Sixth Committee Speeches & Interventions

Report of the International Court of Justice Statement by Mr. Aizaz Ahmad Chaudhry Deputy Permanent Representative of Pakistan 27 October 2005

Mr. President,

I wish to thank President Shi Jiuyong for presenting the Report of the International Court of Justice on its work during the past year contained in document A/60/4. I also thank him for his briefing on the role and functioning of the Court.

Mr. President,

2. Justice and rule of law is the key to an orderly international society. The need for international legal order and justice was never as acutely felt as today. Justice and fairness have become an integral requirement of modern day existence. It is critical to the realization of all human rights. This is the essential prerequisite for the realization of the noble aspirations of peace, equality and justice.

3. The Charter of the United Nations, under Chapter VI, offers vast possibilities for the United Nations and its organs to play an important role in the pacific settlement of disputes and conflict prevention. Yet these possibilities remain grossly under-utilized. There has been a marked increase in excessive and immediate resort to Chapter VII, including on issues that do not necessarily pose a threat to international peace and security. At the same time, the Charter provisions for pacific settlement have not been fully exhausted.

4. The International Court of justice occupies a special place in the UN system as its principal judicial organ. As the report of the ICJ notes, it is ‘the only international court of a universal character with general jurisdiction’. Article 36, paragraph 3 of the Charter clearly sets out the role of the Court in the settlement of disputes.

5. Since its inception, the Court has performed its tasks with great skill. However, the potential of the Court, as the main forum for the settlement of disputes and advisory opinions, through its contentious and advisory jurisdiction remains largely unutilized. More than 300 bilateral and multilateral treaties provide for the Court to have jurisdiction in the resolution of disputes arising out of their application or interpretation. However, only 65 countries, including Pakistan, have accepted the compulsory jurisdiction of the Court in accordance with Article 36, paragraph 2 of the Statute of ICJ. Recourse to the Advisory jurisdiction of the Court has also been quite rare.

6. We will need to consider ways and means to ensure greater utilization of the services the Court can provide. On this occasion, I would like to make a few specific comments on the work of the Court:

i. We have noted the increase in the work load of the Court since 1990 and particularly since 1997. We have also noted the difficulties the Court is facing in holding hearings in all pending cases directly after the closure of the written proceedings due to the increase in the number and complexity of cases before it.

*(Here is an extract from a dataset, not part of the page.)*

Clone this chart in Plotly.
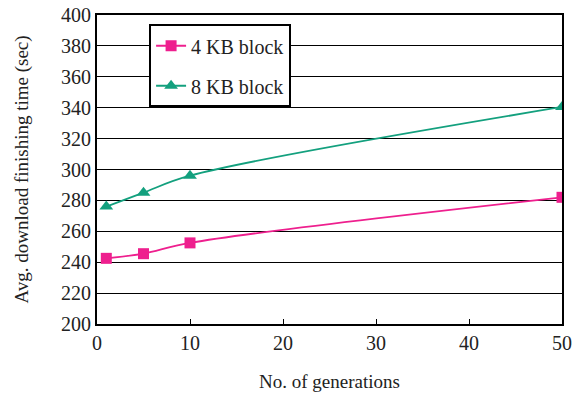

ii. We appreciate the continued efforts of the Court to cope with its work load through rationalization of the work of the Registry, greater use of information technology, improvement of its working methods and through securing greater collaboration from the parties in relation to its procedures. We have noted the efforts of the Court to shorten and simplify proceedings, including through the revision of its Rules and by improving its internal functioning.

iii. Consideration should also be given to some important recommendations contained in the ‘Agenda for Peace’ about the ICJ, such as

a. All States should make more frequent use of the jurisdiction of the International Court of Justice, consistent with Article 36 of its Statute;

b. When submission of a dispute to the full Court is not practical, the Chambers could be used; and

c. Consideration should be given as to whether the Secretary General should be duly authorized by the General Assembly to request advisory opinions in matters pertaining to his functions under the Charter.

iv. In case of non-compliance with the judgments of the Court, Article 94(2) of the Charter sets out a procedure to address such situations. The Secretary General through his good offices and upon request of the Party or the Parties concerned should play an ever more active role in facilitating and securing the due implementation of the judgment.

v. The Security Council should use much more frequently its powers under Articles 36 and 37 of the Charter to recommend that legal disputes should as a general rule be referred to the ICJ.

vi. We believe that the Court should have at its disposal all the resources necessary to perform the tasks assigned to it. The General Assembly should provide the Court with the resources needed to perform its work effectively and efficiently. We hope that the General Assembly would give positive consideration to the Court’s request in its 2006-07 budget submission for a new senior professional post for the Head of its Computerization Division.

Mr. President,

7. Allow me to make a few general remarks on this occasion:

i. All UN member States should advance the concept of the non use of force and peaceful settlement of disputes as a means of achieving collective security in accordance with the purposes and principles of UN Charter. They should always act in accordance with the principles enshrined in Article 2 paragraphs 3 and 4 of the Charter.

ii. The parties to any dispute must assume their responsibilities to settle their disputes peacefully as required under the Charter and make the most effective use of the mechanisms, procedures and methods for pacific settlement as contained in the Charter. They must show the necessary political will to ensure the success of pacific settlement of disputes.

iii. The idea of promotion of dialogue among civilizations and culture of peace could greatly contribute in the maintenance of international peace and security. I would also like to mention in this context the strategy of Enlightened Moderation proposed by President Musharraf of Pakistan to deal with issues such as extremism and terrorism through a broad range of measures at different levels.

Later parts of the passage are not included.